Data provided>
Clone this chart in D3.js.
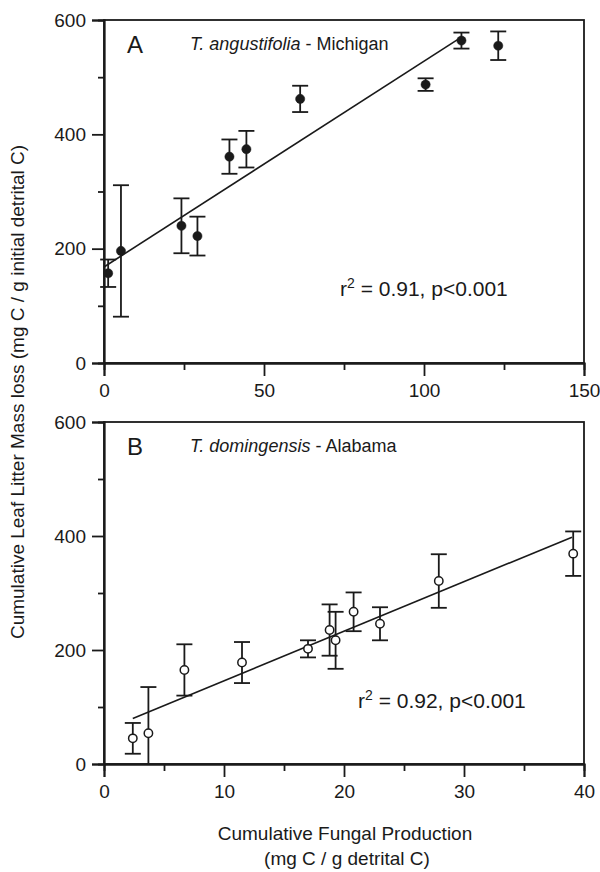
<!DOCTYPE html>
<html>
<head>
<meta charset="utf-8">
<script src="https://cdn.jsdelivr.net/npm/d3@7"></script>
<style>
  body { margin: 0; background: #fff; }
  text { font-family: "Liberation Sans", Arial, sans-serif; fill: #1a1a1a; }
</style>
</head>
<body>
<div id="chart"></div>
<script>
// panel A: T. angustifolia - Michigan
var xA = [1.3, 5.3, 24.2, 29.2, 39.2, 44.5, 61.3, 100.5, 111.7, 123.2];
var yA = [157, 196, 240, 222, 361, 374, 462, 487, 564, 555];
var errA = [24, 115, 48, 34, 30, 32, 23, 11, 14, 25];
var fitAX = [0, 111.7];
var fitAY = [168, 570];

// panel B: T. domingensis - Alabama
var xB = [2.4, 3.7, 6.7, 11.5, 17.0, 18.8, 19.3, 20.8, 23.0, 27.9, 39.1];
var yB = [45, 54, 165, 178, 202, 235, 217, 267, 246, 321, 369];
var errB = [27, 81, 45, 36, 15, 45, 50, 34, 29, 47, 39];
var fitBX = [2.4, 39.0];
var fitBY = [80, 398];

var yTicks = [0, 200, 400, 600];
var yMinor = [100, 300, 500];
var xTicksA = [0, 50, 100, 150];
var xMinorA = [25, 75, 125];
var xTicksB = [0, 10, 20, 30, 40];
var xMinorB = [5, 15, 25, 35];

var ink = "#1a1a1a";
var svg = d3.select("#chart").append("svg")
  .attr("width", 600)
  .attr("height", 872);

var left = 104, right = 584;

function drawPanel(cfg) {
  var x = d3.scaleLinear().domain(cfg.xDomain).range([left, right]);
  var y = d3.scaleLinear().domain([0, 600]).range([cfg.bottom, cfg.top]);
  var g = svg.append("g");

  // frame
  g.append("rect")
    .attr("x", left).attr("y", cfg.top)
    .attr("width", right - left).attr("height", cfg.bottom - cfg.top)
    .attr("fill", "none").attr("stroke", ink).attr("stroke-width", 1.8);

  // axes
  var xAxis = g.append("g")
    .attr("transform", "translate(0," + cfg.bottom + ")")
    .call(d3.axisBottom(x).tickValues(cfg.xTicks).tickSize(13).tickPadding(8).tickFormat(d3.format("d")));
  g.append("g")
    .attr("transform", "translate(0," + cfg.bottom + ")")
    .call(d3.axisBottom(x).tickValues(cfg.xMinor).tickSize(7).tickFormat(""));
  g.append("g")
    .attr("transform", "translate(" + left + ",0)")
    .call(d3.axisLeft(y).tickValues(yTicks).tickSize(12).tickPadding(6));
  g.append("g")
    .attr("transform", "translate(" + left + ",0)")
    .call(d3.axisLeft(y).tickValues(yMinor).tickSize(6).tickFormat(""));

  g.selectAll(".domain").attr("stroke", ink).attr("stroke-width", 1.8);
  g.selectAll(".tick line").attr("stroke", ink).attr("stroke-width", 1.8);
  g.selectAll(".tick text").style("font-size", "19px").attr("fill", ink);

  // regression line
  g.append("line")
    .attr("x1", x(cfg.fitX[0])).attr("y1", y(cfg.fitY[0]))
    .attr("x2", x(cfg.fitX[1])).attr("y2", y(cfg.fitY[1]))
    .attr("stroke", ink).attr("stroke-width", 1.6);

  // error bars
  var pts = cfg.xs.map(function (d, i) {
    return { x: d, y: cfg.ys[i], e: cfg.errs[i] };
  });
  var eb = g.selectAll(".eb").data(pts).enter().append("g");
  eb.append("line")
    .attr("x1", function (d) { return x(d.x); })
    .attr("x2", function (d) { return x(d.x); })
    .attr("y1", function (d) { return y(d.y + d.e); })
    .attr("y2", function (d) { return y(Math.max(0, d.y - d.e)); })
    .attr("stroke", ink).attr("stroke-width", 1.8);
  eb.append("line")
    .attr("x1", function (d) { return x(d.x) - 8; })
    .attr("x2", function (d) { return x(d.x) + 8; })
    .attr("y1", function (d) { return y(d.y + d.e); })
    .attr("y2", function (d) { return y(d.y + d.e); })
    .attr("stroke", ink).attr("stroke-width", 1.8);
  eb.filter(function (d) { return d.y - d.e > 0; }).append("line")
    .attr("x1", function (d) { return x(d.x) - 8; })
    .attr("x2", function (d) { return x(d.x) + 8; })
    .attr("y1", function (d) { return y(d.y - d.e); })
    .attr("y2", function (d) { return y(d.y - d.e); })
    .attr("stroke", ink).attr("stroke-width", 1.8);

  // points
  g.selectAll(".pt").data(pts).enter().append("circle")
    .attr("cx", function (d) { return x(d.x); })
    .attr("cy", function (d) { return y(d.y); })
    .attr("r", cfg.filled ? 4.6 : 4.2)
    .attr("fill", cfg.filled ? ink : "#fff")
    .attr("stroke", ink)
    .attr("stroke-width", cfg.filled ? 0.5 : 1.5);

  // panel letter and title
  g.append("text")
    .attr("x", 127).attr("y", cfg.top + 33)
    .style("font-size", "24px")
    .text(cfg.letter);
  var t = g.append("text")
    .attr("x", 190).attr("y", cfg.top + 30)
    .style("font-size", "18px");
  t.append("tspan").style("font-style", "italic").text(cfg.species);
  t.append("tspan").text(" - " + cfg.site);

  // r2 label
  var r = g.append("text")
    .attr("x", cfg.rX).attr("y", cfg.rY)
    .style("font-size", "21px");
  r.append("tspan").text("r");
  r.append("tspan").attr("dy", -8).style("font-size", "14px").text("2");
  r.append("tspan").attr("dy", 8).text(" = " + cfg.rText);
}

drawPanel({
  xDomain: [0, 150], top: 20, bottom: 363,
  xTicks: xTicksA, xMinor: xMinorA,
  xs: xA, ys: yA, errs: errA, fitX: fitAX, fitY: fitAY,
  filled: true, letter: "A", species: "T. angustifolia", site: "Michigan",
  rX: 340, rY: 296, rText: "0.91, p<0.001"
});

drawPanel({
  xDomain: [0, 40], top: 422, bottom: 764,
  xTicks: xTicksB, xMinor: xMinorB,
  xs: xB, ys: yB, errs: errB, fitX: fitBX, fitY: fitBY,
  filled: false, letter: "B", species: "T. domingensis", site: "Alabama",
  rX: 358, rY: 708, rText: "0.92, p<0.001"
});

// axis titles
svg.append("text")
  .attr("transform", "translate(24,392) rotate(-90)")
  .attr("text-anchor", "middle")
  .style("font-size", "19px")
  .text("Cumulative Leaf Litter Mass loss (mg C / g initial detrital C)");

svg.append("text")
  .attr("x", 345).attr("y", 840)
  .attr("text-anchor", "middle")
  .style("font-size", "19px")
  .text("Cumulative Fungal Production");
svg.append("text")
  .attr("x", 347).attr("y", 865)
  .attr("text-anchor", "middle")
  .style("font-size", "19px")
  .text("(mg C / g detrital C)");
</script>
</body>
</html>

Objective> How many lines of the listing above include the word "chart"? State the number and nothing else.

Result below> 3